Avec de telles traditions, et des bœufs si bien soignés, on comprend aisément que la viande de Kobé soit si réputée au Japon comme en dehors de l’Archipel, et son prix si élevé. Une demi carcasse de bœuf de Kobé coûte 3500 € quand une carcasse complète d’une race française de qualité oscille entre 4000 et 5000 € !
Un véritable business dont il faut toutefois se méfier, car l’appellation est vite galvaudée : on appelle parfois bœuf de Kobé du bœuf Wagyu élevé aux Etats Unis… Si la provenance fait d’une part défaut, les élevages américains sont le produit de métissages nombreux, qui dénaturent considérablement le patrimoine génétique originel d’un bœuf japonais pur.
En effet, depuis les années 1990, l’internationalisation du marché du bœuf Wagyu par l’exportation d’embryons en Australie et aux USA a permis de développer des élevages de Wagyu en dehors de l’Archipel.
“On a créé alors ce qui est connu dans le monde comme ‘wagyu’, poursuit Riccardo Giraudi.
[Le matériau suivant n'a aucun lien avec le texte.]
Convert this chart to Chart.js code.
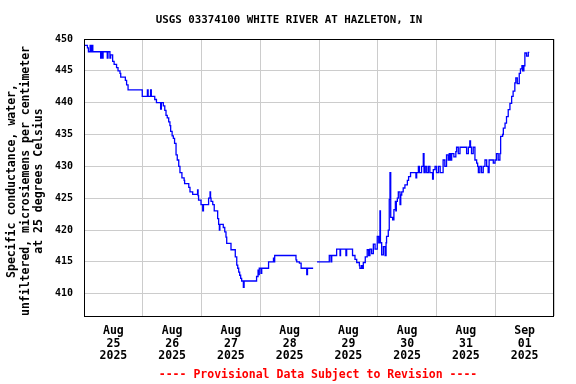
<!DOCTYPE html>
<html>
<head>
<meta charset="utf-8">
<script src="https://cdn.jsdelivr.net/npm/chart.js@4"></script>
<style>
  body { margin: 0; background: #fff; }
  canvas { display: block; }
</style>
</head>
<body>
<canvas id="grafico" width="576" height="384"></canvas>
<script>
// hours since Aug 25 2025 00:00 and the value that starts there (null = gap)
const horas = [
  0, 1.4, 1.8, 2.5, 2.8, 3.3, 3.6, 6.8, 7.1, 7.4, 7.8, 9.5, 9.8, 10.6, 10.9, 11.7, 12.3, 13.3, 13.9, 14.7,
  15, 16.9, 17.4, 18, 23.8, 25.9, 26.2, 27.2, 27.5, 28.9, 29.6, 31.3, 31.6, 32.4, 33, 33.5, 34, 34.6, 35.1, 35.4,
  36, 36.5, 37, 37.6, 38.1, 38.7, 39.2, 40, 40.9, 41.1, 42.8, 43.3, 44.4, 46.4, 46.6, 46.8, 47.8, 48.5, 48.8, 50.9,
  51.5, 51.7, 51.9, 52.6, 53.2, 54.6, 55, 55.3, 55.5, 56.9, 57.5, 58, 58.3, 60.05, 61.8, 62.4, 62.8, 63.2, 63.6, 64,
  64.4, 65.1, 65.4, 70.5, 71.1, 71.4, 71.6, 72.3, 72.6, 75.4, 77.4, 77.7, 77.9, 86.6, 86.9, 88, 88.7, 91, 91.3, 93.6,
  93.7, 95.2, 100.2, 100.9, 101.2, 103.2, 104.6, 104.8, 107, 107.3, 109.7, 110.7, 111.4, 112.5, 112.7, 113.4, 113.8, 114.1, 114.9, 115.7,
  116.3, 116.8, 117.5, 118.2, 118.9, 119.8, 120.4, 120.9, 121.1, 121.6, 122.3, 123, 123.4, 123.6, 124.3, 124.7, 125, 125.3, 126.1, 126.6,
  127.2, 127.4, 127.6, 128, 128.4, 129.1, 129.4, 129.8, 130.4, 131.1, 132.1, 132.6, 133.4, 135.6, 135.9, 136.6, 137, 137.9, 138.6, 138.9,
  139.4, 140, 140.7, 141.3, 142.4, 142.7, 143.4, 144, 144.8, 145.5, 146.7, 147.4, 148.1, 148.8, 149.2, 149.7, 150.2, 151.1, 151.9, 152.2,
  152.9, 153.6, 156.3, 157, 157.6, 157.9, 158.3, 159, 159.7, 160.4, 160.8, 161.1, 161.7, 162.4, 163.1, 163.8, 164.5, 165.1, 165.5, 167.2,
  167.9, 168.5, 169.2, 169.9, 170.2, 171, 171.3, 172, 172.6, 173.3, 174, 174.7, 175.3, 176, 176.4, 177, 177.8, 178.3, 178.9, 179.2,
  179.7, 180.1, 180.8, 181.5, 181.9
];
const valores = [
  449, 448.6, 448, 449, 448, 449, 448, 447, 448, 447, 448, 447, 448, 447, 447.5, 446.5, 446, 445.5, 445, 444.6,
  444, 443.5, 442.8, 442, 441, 442, 441, 442, 441, 440.5, 440, 439, 440, 439.5, 438.8, 438, 437.6, 437, 436.4, 435.5,
  434.8, 434.4, 433.6, 431.8, 431, 430, 429, 428.2, 427.8, 427.3, 426.7, 426, 425.6, 426.3, 425.4, 424.7, 424, 423, 424, 425,
  426, 425, 424.5, 424, 423, 421.8, 420.9, 420, 420.9, 420.4, 419.7, 418.9, 417.9, 416.9, 415.8, 414.5, 414, 413.4, 412.9, 412.4,
  412, 411, 412, 412.7, 413.7, 413, 414, 413.2, 414, 415, 415.6, 415, 416, 415.3, 415, 414.8, 414, 413, 414, 414,
  null, 415, 416, 415, 416, 417, 416, 417, 416, 417, 416, 415.4, 414.9, 414.4, 414, 414.4, 414, 414.9, 415.8, 416.9,
  416, 417, 416.3, 417.8, 417, 419, 418, 423, 418, 416.1, 417.4, 416, 418, 419, 420, 424.8, 429, 422, 421.6, 423.2,
  424.5, 423, 424.5, 425, 426, 424, 425.5, 426, 426.6, 427.1, 427.8, 428.4, 429, 428.2, 429, 430, 429, 430, 432, 429,
  430, 429, 430, 429, 428, 429.5, 430, 429, 430, 429, 431, 430, 431.8, 431, 432, 431, 432, 431.5, 432.3, 433,
  432, 433, 432, 433, 434, 433, 432, 433, 431, 430.5, 430, 429, 430, 429, 430, 431, 430, 429, 431, 430.5,
  431, 432, 431, 432, 434.7, 435, 436, 436.8, 437.8, 438.9, 439.9, 441, 441.8, 443.1, 443.9, 443, 444.6, 445.3, 445.8, 445,
  445.8, 447.8, 447.3, 447.9, 447.9
];

const rotulosMes = ['Aug', 'Aug', 'Aug', 'Aug', 'Aug', 'Aug', 'Aug', 'Sep'];
const rotulosDia = ['25', '26', '27', '28', '29', '30', '31', '01'];
const rotuloAno = '2025';
const ticksY = [410, 415, 420, 425, 430, 435, 440, 445, 450];

const titulo = 'USGS 03374100 WHITE RIVER AT HAZLETON, IN';
const tituloY = [
  'Specific conductance, water,',
  'unfiltered, microsiemens per centimeter',
  'at 25 degrees Celsius'
];
const rodape = '---- Provisional Data Subject to Revision ----';

const fonteMono = '"DejaVu Sans Mono", "Liberation Mono", monospace';

const pontos = horas.map((h, i) => ({ x: h, y: valores[i] }));

// textos fixos e moldura do gráfico
const textosExtras = {
  id: 'textosExtras',
  afterDraw(chart) {
    const ctx = chart.ctx;
    const area = chart.chartArea;
    ctx.save();

    ctx.strokeStyle = '#000';
    ctx.lineWidth = 1;
    ctx.strokeRect(area.left + 0.5, area.top + 0.5, area.right - area.left - 1, area.bottom - area.top);

    ctx.fillStyle = '#000';
    ctx.textAlign = 'center';
    ctx.textBaseline = 'middle';
    ctx.font = 'bold 10.8px ' + fonteMono;
    ctx.fillText(titulo, 289, 20);

    ctx.fillStyle = '#ff0000';
    ctx.font = 'bold 11.5px ' + fonteMono;
    ctx.fillText(rodape, 318, 375);

    ctx.fillStyle = '#000';
    ctx.font = 'bold 11.5px ' + fonteMono;
    const xs = [12, 26, 39];
    tituloY.forEach((linha, i) => {
      ctx.save();
      ctx.translate(xs[i], 181);
      ctx.rotate(-Math.PI / 2);
      ctx.fillText(linha, 0, 0);
      ctx.restore();
    });

    ctx.restore();
  }
};

new Chart(document.getElementById('grafico'), {
  type: 'line',
  data: {
    datasets: [{
      data: pontos,
      borderColor: '#0000ff',
      borderWidth: 1.3,
      pointRadius: 0,
      stepped: true,
      spanGaps: false,
      fill: false
    }]
  },
  options: {
    responsive: false,
    animation: false,
    devicePixelRatio: 1,
    layout: { padding: { top: 39, right: 22, left: 0, bottom: 0 } },
    plugins: {
      legend: { display: false },
      tooltip: { enabled: false },
      title: { display: false }
    },
    scales: {
      x: {
        type: 'linear',
        min: 0,
        max: 192,
        afterBuildTicks: (scale) => {
          const t = [];
          for (let h = 0; h <= 192; h += 12) t.push({ value: h });
          scale.ticks = t;
        },
        afterFit: (scale) => { scale.height = 68; },
        border: { display: false },
        grid: {
          drawTicks: false,
          lineWidth: 1,
          color: (c) => (c.tick && c.tick.value % 24 === 0) ? '#cccccc' : 'rgba(0,0,0,0)'
        },
        ticks: {
          autoSkip: false,
          maxRotation: 0,
          padding: 9,
          color: '#000',
          font: { family: fonteMono, weight: 'bold', size: 11.5, lineHeight: 1.09 },
          callback: (v) => {
            if (v % 24 !== 12) return '';
            const i = (v - 12) / 24;
            return [rotulosMes[i], rotulosDia[i], rotuloAno];
          }
        }
      },
      y: {
        min: 406.5,
        max: 450,
        afterBuildTicks: (scale) => { scale.ticks = ticksY.map(v => ({ value: v })); },
        afterFit: (scale) => { scale.width = 84; },
        border: { display: false },
        grid: {
          drawTicks: false,
          lineWidth: 1,
          color: (c) => (c.tick && c.tick.value === 450) ? 'rgba(0,0,0,0)' : '#cccccc'
        },
        ticks: {
          padding: 11,
          color: '#000',
          font: { family: fonteMono, weight: 'bold', size: 10 }
        }
      }
    }
  },
  plugins: [textosExtras]
});
</script>
</body>
</html>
Les croisements ont été sélectionnés pour que la viande soit plus facile en mâche, moins persillée pour être plus proche de notre culture du steak.”
Riccardo Giraudi, importateur exclusif du bœuf de Kobé pour l’Europe
Si la qualité de la viande de Wagyu issus de ces élevages à l’origine expérimentaux ne vaudra jamais celle du Japon mais pourrait s’en rapprocher (notamment en Australie), l’appellation bœuf de Kobé appartient strictement à l’Archipel.
Ainsi, les restaurateurs français ou les sites internet qui vous vendent du boeuf de Kobé de qualité irréprochables travaillent avec des bouchers qui s’approvisionnent au Japon, et assurent uniquement en France le travail de la découpe, une vraie expertise en ce domaine ! Citons notamment le cas de la Maison Lascours, boucher spécialiste de la maturation, qui fait partie des importateurs européens de boeuf de Kobé – quand la part de l’export vers l’Europe ne correspond q’uà 20% du cheptel japonnais.